Further reading: the Cornwall council and NHS outsourcing rebellion

The last fortnight has seen extraordinary events in Cornwall. This Tuesday, council leader Alec Robertson lost a vote of no confidence, primarily over plans to outsource many local council and NHS jobs. Jim Currie, a councillor who opposes the scheme, and who had resigned last week as deputy leader, won the vote to replace him. (Both are Conservatives.) The debate was watched live via the internet by around 4,400 people.

The terms of the deal, worth around £300m, mean that the supplier would have to create at least 500 decent jobs in the county – and Cornwall has a dire shortage of good private-sector jobs – as well as cut costs. The outsourcing would, however, move many council and NHS to the private sector.
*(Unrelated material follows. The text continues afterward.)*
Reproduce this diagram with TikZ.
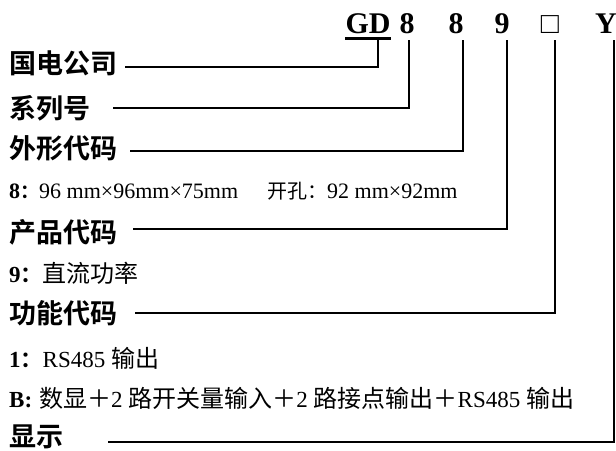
\documentclass[tikz,border=0pt]{standalone}
\usepackage{fontspec}
\setmainfont{Liberation Serif}
\newfontfamily\hei{Noto Sans CJK SC Bold}
\newfontfamily\song{Noto Sans CJK SC}
\newcommand\zh[1]{{\fontsize{24}{24}\song #1}}
\usetikzlibrary{positioning}

\begin{document}
\begin{tikzpicture}[x=1pt,y=-1pt,
    code/.style={anchor=base,inner sep=0pt,font=\bfseries\fontsize{30}{30}\selectfont},
    title/.style={anchor=west,inner sep=0pt,font=\hei\fontsize{27}{27}\selectfont},
    note/.style={anchor=west,inner sep=0pt,font=\fontsize{23}{23}\selectfont},
    link/.style={line width=1.7pt}]
  \useasboundingbox (0,0) rectangle (616,450);

  % model number
  \node[code] (gd) at (368,33) {GD};
  \node[code] (c1) at (407,33) {8};
  \node[code] (c2) at (456,33) {8};
  \node[code] (c3) at (502,33) {9};
  \node[code] (c4) at (550,33) {\mdseries □};
  \node[code] (c5) at (606,33) {Y};
  \draw[line width=3pt] ([yshift=-5pt]gd.base west) -- ([yshift=-5pt]gd.base east);

  % titles
  \node[title] (lgs) at (9,63)  {国电公司};
  \node[title] (lxl) at (9,108) {系列号};
  \node[title] (lwx) at (9,148) {外形代码};
  \node[title] (lcp) at (9,232) {产品代码};
  \node[title] (lgn) at (9,313) {功能代码};
  \node[title] (lxs) at (9,437) {显示};

  % notes
  \node[note,font=\fontsize{22}{22}\selectfont] (n8) at (9,191) {\makebox[258pt][l]{\textbf{8}{\hei\fontsize{19}{19}\selectfont ：}96 mm×96mm×75mm}{\fontsize{20}{20}\song 开孔：}92 mm×92mm};
  \node[note] (n9) at (9,273) {\textbf{9}{\hei\fontsize{22}{22}\selectfont ：}\zh{直流功率}};
  \node[note] (n1) at (9,358) {\textbf{1}{\hei\fontsize{22}{22}\selectfont ：}RS485 \zh{输出}};
  \node[note] (nb) at (9,398) {\textbf{B:}\hspace{7pt}\zh{数显＋}2 \zh{路开关量输入＋}2 \zh{路接点输出＋}RS485 \zh{输出}};

  % connectors
  \coordinate (s0) at (125,67);
  \coordinate (s1) at (113,108);
  \coordinate (s2) at (130,151);
  \coordinate (s3) at (133,229);
  \coordinate (s4) at (135,313);
  \coordinate (s5) at (108,442);
  \draw[link] (s0) -| ([xshift=10pt,yshift=-7pt]gd.base);
  \draw[link] (s1) -| ([xshift=2pt,yshift=-7pt]c1.base);
  \draw[link] (s2) -| ([xshift=7pt,yshift=-7pt]c2.base);
  \draw[link] (s3) -| ([xshift=5pt,yshift=-7pt]c3.base);
  \draw[link] (s4) -| ([xshift=5pt,yshift=-7pt]c4.base);
  \draw[link] (s5) -| ([xshift=8pt,yshift=-7pt]c5.base);
\end{tikzpicture}
\end{document}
Councillors had already voted in favour of changing the decision in September.

At the start of this week, the two potential suppliers were BT and CSC, also the two largest suppliers to the NHS National Programme for IT. Government IT expert Tony Collins, who has been following the story closely, wrote a detailed analysis on October 1 (before the political events of the last fortnight). While he had some praise for Cornwall, he concluded:

If Cornwall enters a deal in which it relies on the contract to protect services and the council’s reputation is it being naive? Could it end up facing accusations of maladministration, particularly after side-lining a council vote against the deal?
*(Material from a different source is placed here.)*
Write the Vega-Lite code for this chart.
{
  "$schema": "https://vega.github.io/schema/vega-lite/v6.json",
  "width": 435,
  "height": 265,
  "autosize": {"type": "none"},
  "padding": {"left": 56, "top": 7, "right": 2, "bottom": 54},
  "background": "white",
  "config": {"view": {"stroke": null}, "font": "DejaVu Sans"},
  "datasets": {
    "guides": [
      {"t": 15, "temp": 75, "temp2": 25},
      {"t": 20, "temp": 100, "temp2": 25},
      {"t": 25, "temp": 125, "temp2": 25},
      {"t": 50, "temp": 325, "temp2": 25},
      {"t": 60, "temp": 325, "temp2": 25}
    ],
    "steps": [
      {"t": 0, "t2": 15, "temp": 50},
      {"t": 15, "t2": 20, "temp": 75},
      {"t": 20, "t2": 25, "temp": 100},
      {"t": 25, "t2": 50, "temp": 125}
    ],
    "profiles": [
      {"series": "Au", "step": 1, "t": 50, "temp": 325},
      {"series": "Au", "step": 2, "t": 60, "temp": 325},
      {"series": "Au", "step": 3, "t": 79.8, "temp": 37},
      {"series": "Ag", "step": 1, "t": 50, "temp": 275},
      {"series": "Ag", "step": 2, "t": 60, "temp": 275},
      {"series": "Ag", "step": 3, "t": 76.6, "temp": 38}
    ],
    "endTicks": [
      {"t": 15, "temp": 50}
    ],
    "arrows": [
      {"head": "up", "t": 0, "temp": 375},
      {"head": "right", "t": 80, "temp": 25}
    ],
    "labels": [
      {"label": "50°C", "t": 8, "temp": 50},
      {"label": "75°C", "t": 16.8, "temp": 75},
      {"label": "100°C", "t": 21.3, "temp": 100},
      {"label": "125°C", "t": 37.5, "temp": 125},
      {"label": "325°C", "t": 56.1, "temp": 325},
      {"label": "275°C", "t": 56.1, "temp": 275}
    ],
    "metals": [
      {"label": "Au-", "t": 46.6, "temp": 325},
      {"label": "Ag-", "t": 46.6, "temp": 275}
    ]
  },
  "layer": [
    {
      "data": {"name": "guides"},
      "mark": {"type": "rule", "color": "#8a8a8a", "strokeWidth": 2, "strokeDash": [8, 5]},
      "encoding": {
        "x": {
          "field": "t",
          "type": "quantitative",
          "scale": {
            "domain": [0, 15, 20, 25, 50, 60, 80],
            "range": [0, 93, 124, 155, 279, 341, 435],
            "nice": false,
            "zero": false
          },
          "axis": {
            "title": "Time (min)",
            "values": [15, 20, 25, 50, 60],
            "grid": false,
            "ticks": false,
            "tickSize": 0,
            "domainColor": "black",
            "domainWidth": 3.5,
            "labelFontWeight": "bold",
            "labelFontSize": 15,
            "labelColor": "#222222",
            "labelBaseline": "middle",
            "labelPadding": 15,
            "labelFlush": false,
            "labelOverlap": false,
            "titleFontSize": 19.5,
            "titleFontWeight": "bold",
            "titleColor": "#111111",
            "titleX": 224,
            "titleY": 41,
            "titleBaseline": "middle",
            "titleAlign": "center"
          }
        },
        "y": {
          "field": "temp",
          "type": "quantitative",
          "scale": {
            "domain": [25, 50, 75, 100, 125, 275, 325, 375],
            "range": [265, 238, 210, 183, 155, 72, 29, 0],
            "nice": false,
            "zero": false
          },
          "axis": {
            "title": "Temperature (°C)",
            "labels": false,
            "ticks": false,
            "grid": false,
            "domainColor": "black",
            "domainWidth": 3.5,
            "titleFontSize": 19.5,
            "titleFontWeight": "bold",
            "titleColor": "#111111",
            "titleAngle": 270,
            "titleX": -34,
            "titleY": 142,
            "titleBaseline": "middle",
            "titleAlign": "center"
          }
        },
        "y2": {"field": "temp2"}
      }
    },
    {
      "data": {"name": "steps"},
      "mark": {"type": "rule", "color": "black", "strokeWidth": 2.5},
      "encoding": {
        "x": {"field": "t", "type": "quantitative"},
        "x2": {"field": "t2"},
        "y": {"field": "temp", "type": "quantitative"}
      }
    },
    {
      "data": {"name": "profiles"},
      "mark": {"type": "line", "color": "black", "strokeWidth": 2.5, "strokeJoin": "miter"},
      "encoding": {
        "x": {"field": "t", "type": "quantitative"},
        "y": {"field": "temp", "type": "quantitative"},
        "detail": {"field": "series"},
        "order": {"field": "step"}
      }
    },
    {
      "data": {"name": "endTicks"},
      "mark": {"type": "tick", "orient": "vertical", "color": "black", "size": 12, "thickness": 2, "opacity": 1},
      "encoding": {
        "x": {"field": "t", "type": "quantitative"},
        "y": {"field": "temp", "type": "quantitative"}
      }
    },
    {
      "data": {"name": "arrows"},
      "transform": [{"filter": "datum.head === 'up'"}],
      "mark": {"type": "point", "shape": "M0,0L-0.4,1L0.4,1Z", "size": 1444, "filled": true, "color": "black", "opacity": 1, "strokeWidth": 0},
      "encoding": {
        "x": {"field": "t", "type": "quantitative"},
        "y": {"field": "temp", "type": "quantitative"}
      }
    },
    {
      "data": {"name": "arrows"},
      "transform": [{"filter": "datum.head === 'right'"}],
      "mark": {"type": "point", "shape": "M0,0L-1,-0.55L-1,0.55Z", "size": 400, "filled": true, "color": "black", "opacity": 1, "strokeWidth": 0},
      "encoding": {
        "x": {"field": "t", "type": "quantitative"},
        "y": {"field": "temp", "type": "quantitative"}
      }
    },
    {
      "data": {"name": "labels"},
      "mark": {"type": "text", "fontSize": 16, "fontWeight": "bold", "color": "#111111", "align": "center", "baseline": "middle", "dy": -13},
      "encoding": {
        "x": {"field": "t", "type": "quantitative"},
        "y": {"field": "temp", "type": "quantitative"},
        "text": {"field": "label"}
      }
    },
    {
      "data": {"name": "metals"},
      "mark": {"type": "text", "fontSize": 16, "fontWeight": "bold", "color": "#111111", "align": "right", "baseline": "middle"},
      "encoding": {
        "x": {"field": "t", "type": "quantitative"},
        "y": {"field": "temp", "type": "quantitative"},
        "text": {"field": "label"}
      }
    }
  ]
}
After the change of leader on Tuesday, Wednesday saw Charlotte Jee, my colleague on Government Computing, breaking the story that one bidder had pulled out – and it wasn’t BT. CSC confirmed its withdrawal later in the day.
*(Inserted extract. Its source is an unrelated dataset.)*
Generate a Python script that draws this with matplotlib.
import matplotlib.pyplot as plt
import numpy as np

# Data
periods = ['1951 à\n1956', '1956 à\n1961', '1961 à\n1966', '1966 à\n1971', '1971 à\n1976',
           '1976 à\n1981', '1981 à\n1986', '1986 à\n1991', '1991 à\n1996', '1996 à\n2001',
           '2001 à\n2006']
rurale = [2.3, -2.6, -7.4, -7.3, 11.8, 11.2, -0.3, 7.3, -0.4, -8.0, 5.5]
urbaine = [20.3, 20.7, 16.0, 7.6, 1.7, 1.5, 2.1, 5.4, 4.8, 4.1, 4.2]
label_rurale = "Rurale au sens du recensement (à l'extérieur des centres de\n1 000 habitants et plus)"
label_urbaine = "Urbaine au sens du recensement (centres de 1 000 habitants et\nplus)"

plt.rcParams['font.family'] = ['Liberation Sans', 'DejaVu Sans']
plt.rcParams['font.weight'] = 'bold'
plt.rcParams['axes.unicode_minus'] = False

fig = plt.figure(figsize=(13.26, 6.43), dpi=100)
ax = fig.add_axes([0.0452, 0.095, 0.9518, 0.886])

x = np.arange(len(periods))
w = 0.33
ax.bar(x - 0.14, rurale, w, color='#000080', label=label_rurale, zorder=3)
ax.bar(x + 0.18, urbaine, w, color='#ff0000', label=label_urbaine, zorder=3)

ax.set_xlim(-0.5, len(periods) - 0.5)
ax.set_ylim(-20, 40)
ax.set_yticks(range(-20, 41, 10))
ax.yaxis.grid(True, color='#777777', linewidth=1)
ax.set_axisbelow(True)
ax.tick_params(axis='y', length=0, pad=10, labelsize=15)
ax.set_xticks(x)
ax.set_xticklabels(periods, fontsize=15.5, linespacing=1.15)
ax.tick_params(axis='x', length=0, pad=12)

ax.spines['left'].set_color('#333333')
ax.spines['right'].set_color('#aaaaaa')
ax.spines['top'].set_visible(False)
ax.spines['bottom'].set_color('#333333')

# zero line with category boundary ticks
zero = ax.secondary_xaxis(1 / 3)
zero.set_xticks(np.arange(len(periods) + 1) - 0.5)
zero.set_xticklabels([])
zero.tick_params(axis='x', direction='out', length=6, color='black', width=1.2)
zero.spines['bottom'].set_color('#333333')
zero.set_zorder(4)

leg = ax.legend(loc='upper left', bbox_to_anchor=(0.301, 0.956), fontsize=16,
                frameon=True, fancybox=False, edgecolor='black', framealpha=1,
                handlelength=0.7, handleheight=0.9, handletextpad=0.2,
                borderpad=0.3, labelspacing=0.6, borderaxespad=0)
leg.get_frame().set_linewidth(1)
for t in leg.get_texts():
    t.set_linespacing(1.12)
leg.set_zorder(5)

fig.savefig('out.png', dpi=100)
BT, the last bidder standing, explained its plans to councillors on Wednesday. Thanks to Andrew Wallis, the independent councillor for Porthleven and Helston South, we know that if it wins the deal, council and NHS staff will be moved to a BT-owned company, and that the firm plans to create 1,043 new jobs for Cornwall, with 38% of these jobs low-skilled, and the better ones health-focused.

Mr Wallis has since published slides from the presentation (those that were not specifically marked confidential), showing that transferred staff would get very cheap phone and broadband deals from BT and (more substantially) protection for union membership and pension arrangements; and a letter from Cornwall’s chief executive, showing that the deal is still on as far as managers are concerned.

These plans may of course be academic: next Tuesday will see Cornwall Council voting on whether to scrap the scheme – although Tony Collins has just noted that some councillors seem to be warming to the idea.